** begin **

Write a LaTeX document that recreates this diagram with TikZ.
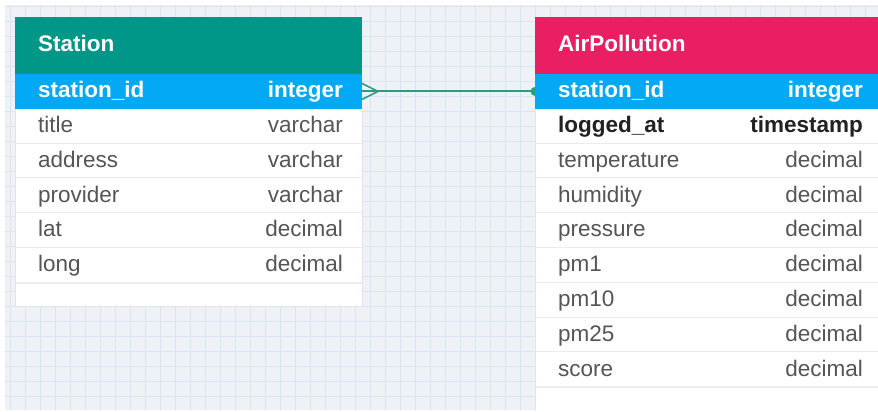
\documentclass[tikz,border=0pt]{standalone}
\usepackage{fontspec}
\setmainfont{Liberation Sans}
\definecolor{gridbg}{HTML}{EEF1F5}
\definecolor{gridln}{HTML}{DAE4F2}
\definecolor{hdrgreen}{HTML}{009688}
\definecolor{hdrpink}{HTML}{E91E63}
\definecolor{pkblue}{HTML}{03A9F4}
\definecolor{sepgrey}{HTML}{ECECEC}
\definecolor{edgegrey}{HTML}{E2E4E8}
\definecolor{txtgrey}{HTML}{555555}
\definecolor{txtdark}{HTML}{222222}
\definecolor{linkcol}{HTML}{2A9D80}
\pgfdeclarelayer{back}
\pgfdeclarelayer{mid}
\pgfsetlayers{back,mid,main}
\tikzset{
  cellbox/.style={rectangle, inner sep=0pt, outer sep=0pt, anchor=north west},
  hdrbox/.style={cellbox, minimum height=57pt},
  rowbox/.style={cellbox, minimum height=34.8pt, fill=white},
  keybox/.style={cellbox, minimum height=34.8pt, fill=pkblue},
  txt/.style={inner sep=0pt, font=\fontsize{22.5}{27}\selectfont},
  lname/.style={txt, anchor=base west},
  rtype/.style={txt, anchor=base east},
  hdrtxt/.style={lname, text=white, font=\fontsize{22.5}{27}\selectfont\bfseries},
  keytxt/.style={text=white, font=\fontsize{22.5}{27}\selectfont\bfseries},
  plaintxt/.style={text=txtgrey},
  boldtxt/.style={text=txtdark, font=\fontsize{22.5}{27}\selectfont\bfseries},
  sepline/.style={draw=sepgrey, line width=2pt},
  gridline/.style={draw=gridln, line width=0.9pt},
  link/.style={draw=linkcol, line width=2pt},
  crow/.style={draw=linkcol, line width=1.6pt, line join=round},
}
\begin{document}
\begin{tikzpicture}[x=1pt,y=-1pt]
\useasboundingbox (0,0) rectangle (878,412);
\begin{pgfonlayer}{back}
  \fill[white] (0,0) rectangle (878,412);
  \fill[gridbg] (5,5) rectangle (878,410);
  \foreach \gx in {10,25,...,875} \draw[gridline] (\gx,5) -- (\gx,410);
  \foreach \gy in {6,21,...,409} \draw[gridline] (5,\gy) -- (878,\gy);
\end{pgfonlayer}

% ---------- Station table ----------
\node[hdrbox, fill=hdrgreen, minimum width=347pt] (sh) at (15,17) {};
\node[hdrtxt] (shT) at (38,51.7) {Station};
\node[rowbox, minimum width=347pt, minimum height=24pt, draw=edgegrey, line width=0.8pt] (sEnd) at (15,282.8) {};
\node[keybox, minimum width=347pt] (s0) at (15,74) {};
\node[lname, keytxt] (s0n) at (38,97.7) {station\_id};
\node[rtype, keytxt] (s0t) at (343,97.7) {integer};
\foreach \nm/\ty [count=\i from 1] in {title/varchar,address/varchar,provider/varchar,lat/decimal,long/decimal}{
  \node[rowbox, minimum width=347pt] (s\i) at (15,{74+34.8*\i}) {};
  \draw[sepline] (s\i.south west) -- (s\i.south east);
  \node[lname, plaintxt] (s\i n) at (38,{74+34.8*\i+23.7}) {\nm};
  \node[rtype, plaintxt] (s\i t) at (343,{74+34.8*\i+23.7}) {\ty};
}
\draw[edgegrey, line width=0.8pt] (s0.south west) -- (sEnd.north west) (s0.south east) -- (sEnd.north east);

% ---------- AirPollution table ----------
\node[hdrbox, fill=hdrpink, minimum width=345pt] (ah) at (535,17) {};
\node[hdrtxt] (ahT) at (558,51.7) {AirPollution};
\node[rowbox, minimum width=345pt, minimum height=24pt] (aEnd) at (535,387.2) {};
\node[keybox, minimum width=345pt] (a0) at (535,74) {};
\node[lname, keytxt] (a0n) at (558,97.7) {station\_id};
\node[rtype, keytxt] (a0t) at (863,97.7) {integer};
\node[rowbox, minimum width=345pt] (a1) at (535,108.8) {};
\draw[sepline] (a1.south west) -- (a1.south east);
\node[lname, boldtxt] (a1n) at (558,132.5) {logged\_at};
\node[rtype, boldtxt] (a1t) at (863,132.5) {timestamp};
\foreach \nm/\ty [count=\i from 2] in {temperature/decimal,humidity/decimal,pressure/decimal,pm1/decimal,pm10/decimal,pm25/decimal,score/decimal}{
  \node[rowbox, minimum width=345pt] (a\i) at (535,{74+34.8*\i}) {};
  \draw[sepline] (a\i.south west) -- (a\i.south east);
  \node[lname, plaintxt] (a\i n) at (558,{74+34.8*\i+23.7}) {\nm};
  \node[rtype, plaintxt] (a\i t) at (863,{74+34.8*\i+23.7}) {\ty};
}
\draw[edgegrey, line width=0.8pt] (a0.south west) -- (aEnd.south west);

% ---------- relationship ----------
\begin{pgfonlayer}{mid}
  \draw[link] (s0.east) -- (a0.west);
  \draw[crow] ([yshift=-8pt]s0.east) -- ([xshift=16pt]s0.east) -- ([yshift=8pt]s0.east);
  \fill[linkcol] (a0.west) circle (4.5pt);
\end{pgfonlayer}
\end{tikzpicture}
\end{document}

** end **

* _Requirements_:
Retype the whole listing, keeping every line identical and omitting all pictures.

* _Written answer_:
Write a LaTeX document that recreates this diagram with TikZ.
\documentclass[tikz,border=0pt]{standalone}
\usepackage{fontspec}
\setmainfont{Liberation Sans}
\definecolor{gridbg}{HTML}{EEF1F5}
\definecolor{gridln}{HTML}{DAE4F2}
\definecolor{hdrgreen}{HTML}{009688}
\definecolor{hdrpink}{HTML}{E91E63}
\definecolor{pkblue}{HTML}{03A9F4}
\definecolor{sepgrey}{HTML}{ECECEC}
\definecolor{edgegrey}{HTML}{E2E4E8}
\definecolor{txtgrey}{HTML}{555555}
\definecolor{txtdark}{HTML}{222222}
\definecolor{linkcol}{HTML}{2A9D80}
\pgfdeclarelayer{back}
\pgfdeclarelayer{mid}
\pgfsetlayers{back,mid,main}
\tikzset{
  cellbox/.style={rectangle, inner sep=0pt, outer sep=0pt, anchor=north west},
  hdrbox/.style={cellbox, minimum height=57pt},
  rowbox/.style={cellbox, minimum height=34.8pt, fill=white},
  keybox/.style={cellbox, minimum height=34.8pt, fill=pkblue},
  txt/.style={inner sep=0pt, font=\fontsize{22.5}{27}\selectfont},
  lname/.style={txt, anchor=base west},
  rtype/.style={txt, anchor=base east},
  hdrtxt/.style={lname, text=white, font=\fontsize{22.5}{27}\selectfont\bfseries},
  keytxt/.style={text=white, font=\fontsize{22.5}{27}\selectfont\bfseries},
  plaintxt/.style={text=txtgrey},
  boldtxt/.style={text=txtdark, font=\fontsize{22.5}{27}\selectfont\bfseries},
  sepline/.style={draw=sepgrey, line width=2pt},
  gridline/.style={draw=gridln, line width=0.9pt},
  link/.style={draw=linkcol, line width=2pt},
  crow/.style={draw=linkcol, line width=1.6pt, line join=round},
}
\begin{document}
\begin{tikzpicture}[x=1pt,y=-1pt]
\useasboundingbox (0,0) rectangle (878,412);
\begin{pgfonlayer}{back}
  \fill[white] (0,0) rectangle (878,412);
  \fill[gridbg] (5,5) rectangle (878,410);
  \foreach \gx in {10,25,...,875} \draw[gridline] (\gx,5) -- (\gx,410);
  \foreach \gy in {6,21,...,409} \draw[gridline] (5,\gy) -- (878,\gy);
\end{pgfonlayer}

% ---------- Station table ----------
\node[hdrbox, fill=hdrgreen, minimum width=347pt] (sh) at (15,17) {};
\node[hdrtxt] (shT) at (38,51.7) {Station};
\node[rowbox, minimum width=347pt, minimum height=24pt, draw=edgegrey, line width=0.8pt] (sEnd) at (15,282.8) {};
\node[keybox, minimum width=347pt] (s0) at (15,74) {};
\node[lname, keytxt] (s0n) at (38,97.7) {station\_id};
\node[rtype, keytxt] (s0t) at (343,97.7) {integer};
\foreach \nm/\ty [count=\i from 1] in {title/varchar,address/varchar,provider/varchar,lat/decimal,long/decimal}{
  \node[rowbox, minimum width=347pt] (s\i) at (15,{74+34.8*\i}) {};
  \draw[sepline] (s\i.south west) -- (s\i.south east);
  \node[lname, plaintxt] (s\i n) at (38,{74+34.8*\i+23.7}) {\nm};
  \node[rtype, plaintxt] (s\i t) at (343,{74+34.8*\i+23.7}) {\ty};
}
\draw[edgegrey, line width=0.8pt] (s0.south west) -- (sEnd.north west) (s0.south east) -- (sEnd.north east);

% ---------- AirPollution table ----------
\node[hdrbox, fill=hdrpink, minimum width=345pt] (ah) at (535,17) {};
\node[hdrtxt] (ahT) at (558,51.7) {AirPollution};
\node[rowbox, minimum width=345pt, minimum height=24pt] (aEnd) at (535,387.2) {};
\node[keybox, minimum width=345pt] (a0) at (535,74) {};
\node[lname, keytxt] (a0n) at (558,97.7) {station\_id};
\node[rtype, keytxt] (a0t) at (863,97.7) {integer};
\node[rowbox, minimum width=345pt] (a1) at (535,108.8) {};
\draw[sepline] (a1.south west) -- (a1.south east);
\node[lname, boldtxt] (a1n) at (558,132.5) {logged\_at};
\node[rtype, boldtxt] (a1t) at (863,132.5) {timestamp};
\foreach \nm/\ty [count=\i from 2] in {temperature/decimal,humidity/decimal,pressure/decimal,pm1/decimal,pm10/decimal,pm25/decimal,score/decimal}{
  \node[rowbox, minimum width=345pt] (a\i) at (535,{74+34.8*\i}) {};
  \draw[sepline] (a\i.south west) -- (a\i.south east);
  \node[lname, plaintxt] (a\i n) at (558,{74+34.8*\i+23.7}) {\nm};
  \node[rtype, plaintxt] (a\i t) at (863,{74+34.8*\i+23.7}) {\ty};
}
\draw[edgegrey, line width=0.8pt] (a0.south west) -- (aEnd.south west);

% ---------- relationship ----------
\begin{pgfonlayer}{mid}
  \draw[link] (s0.east) -- (a0.west);
  \draw[crow] ([yshift=-8pt]s0.east) -- ([xshift=16pt]s0.east) -- ([yshift=8pt]s0.east);
  \fill[linkcol] (a0.west) circle (4.5pt);
\end{pgfonlayer}
\end{tikzpicture}
\end{document}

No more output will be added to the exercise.